II. LES POINTS JUGÉS SENSIBLES PAR LA DÉLÉGATION

Votre délégation se félicite de la démarche sous-jacente au projet de loi et qui consiste à sanctionner les fautes sans envenimer les conflits. Il s'agit, en fin de compte, d'orienter la « gestion judiciaire » vers les vrais enjeux, et notamment l'équilibre entre les ex-époux après le divorce.

Elle manifeste cependant une certaine inquiétude à l'égard des conséquences du dispositif sur la situation des épouses qui se sont consacrées exclusivement à leur famille et risquent de se trouver avec des ressources insuffisantes au terme de la procédure de divorce.

A. RÉAFFIRMER LA VALEUR DE L'ENGAGEMENT RÉCIPROQUE QUI FONDE L'INSTITUTION DU MARIAGE

A la différence d'autres formes de vie en couple comme le concubinage, le PACS, le mariage reste surtout une institution, avec quelques éléments contractuels, fondée sur les devoirs réciproques entre les époux : l'article 212 du code civil, dans une formule remarquablement synthétique dispose que « les époux se doivent mutuellement fidélité, secours, assistance ».

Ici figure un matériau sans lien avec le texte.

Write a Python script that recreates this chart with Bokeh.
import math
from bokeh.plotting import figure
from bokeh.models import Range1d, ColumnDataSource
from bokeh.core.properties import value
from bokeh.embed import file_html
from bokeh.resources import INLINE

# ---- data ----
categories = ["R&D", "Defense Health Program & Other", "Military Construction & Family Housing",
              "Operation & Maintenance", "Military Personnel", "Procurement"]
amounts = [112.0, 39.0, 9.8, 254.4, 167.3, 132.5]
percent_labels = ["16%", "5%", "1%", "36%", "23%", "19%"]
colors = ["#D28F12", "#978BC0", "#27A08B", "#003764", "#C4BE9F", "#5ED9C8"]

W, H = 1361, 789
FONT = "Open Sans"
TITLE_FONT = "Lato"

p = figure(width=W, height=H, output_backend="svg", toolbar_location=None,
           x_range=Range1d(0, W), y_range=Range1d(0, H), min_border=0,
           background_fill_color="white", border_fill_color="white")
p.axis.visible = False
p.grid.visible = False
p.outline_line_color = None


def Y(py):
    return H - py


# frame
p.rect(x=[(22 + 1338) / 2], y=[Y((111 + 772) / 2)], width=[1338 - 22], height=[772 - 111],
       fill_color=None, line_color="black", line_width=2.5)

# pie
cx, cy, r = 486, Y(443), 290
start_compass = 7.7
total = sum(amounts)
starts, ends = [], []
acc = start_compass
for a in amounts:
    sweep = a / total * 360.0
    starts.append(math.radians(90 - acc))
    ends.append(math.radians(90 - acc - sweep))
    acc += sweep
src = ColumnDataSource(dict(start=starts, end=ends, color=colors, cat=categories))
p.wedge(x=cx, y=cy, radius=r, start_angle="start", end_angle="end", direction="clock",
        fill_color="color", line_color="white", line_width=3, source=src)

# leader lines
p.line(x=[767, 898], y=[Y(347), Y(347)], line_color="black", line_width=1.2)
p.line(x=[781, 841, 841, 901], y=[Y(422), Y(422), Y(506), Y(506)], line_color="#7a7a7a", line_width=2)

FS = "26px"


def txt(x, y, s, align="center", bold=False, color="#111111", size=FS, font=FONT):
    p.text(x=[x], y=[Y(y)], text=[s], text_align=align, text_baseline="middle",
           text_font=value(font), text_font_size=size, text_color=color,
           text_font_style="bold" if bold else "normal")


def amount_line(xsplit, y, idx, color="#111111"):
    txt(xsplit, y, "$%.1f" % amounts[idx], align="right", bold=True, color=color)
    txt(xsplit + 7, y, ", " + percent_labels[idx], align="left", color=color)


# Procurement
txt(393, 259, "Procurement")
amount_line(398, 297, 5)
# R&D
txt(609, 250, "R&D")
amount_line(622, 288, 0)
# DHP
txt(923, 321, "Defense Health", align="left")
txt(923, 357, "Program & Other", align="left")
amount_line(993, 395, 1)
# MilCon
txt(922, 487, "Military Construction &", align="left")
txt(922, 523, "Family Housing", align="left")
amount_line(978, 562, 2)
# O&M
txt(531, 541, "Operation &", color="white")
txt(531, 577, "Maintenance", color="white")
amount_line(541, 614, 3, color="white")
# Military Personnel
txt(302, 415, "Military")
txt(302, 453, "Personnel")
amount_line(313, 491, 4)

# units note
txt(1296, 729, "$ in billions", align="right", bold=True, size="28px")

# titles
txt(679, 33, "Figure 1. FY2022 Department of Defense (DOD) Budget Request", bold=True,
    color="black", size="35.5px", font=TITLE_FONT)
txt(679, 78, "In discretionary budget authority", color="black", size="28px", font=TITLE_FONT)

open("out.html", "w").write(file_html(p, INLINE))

1. Solenniser l'affirmation des devoirs des époux au moment de la célébration ?

Votre rapporteur constate que chacun s'entend à promouvoir la « responsabilisation » des époux mais prend acte que l'idée d'un serment ou d'une déclaration prononcée par chacun d'entre eux au moment de la célébration du mariage, sous une forme même simplifiée (par exemple, « Conformément à l'article 212 du code civil, je dois à mon époux/épouse fidélité, secours et assistance » ) n'emporte guère, pour l'instant, d'échos favorables, alors même que la valeur d'imprégnation d'un tel serment ne fait guère de doute, comme le confirment un certain nombre de médecins ou de magistrats. Votre rapporteur estime également qu'un serment marque plus l'esprit de celui qui le prononce que bien des discours ou que l'accumulation d'un nombre croissant de règles de droit de plus en plus complexes.

Tout au plus a-t-on évoqué, lors de la gestation du présent projet de loi, l'éventuelle nécessité d'une préparation ou d'une « formation » des futurs époux avant le mariage.

2. La disparition de la clause d'exceptionnelle dureté.

Comme l'indique un rapport du Conseil Constitutionnel français ( La jurisprudence constitutionnelle en matière de liberté confessionnelle et le régime juridique des cultes et de la liberté confessionnelle en France - Novembre 1998) : « théoriquement, le droit français de la famille ne prend pas en compte les données religieuses. Toutefois, l'étude de diverses questions du droit de la famille conduit à nuancer cette affirmation ».

Illustrant l'existence de telles « nuances », ce rapport cite l'article 240 du code civil, qui prévoit, en cas de demande de divorce pour rupture de la vie commune que « si l'autre époux établit que le divorce aurait, soit pour lui, compte tenu notamment de son âge et de la durée du mariage, soit pour les enfants, des conséquences matérielles ou morales d'une exceptionnelle dureté, le juge rejette la demande ».

Peu appliquée en pratique, en dépit d'un contentieux assez abondant, cette clause dite « d'exceptionnelle dureté » est supprimée par le présent projet de loi au titre de « l'adaptation de notre droit aux évolutions sociologiques de la société française ». La jurisprudence précise en particulier que « les convictions religieuses de l'épouse sont à elles seules insuffisantes pour refuser le prononcé du divorce » (Cass. civ., 12 octobre 2000).

Votre rapporteur constate la suppression, dans le projet de loi, de la clause d'exceptionnelle dureté fondée sur sa caducité de fait, ce qui marque la disparition d'une prise en compte implicite de la notion d'indissolubilité du mariage dont la symbolique continue néanmoins d'imprégner fortement un certain nombre d'unions.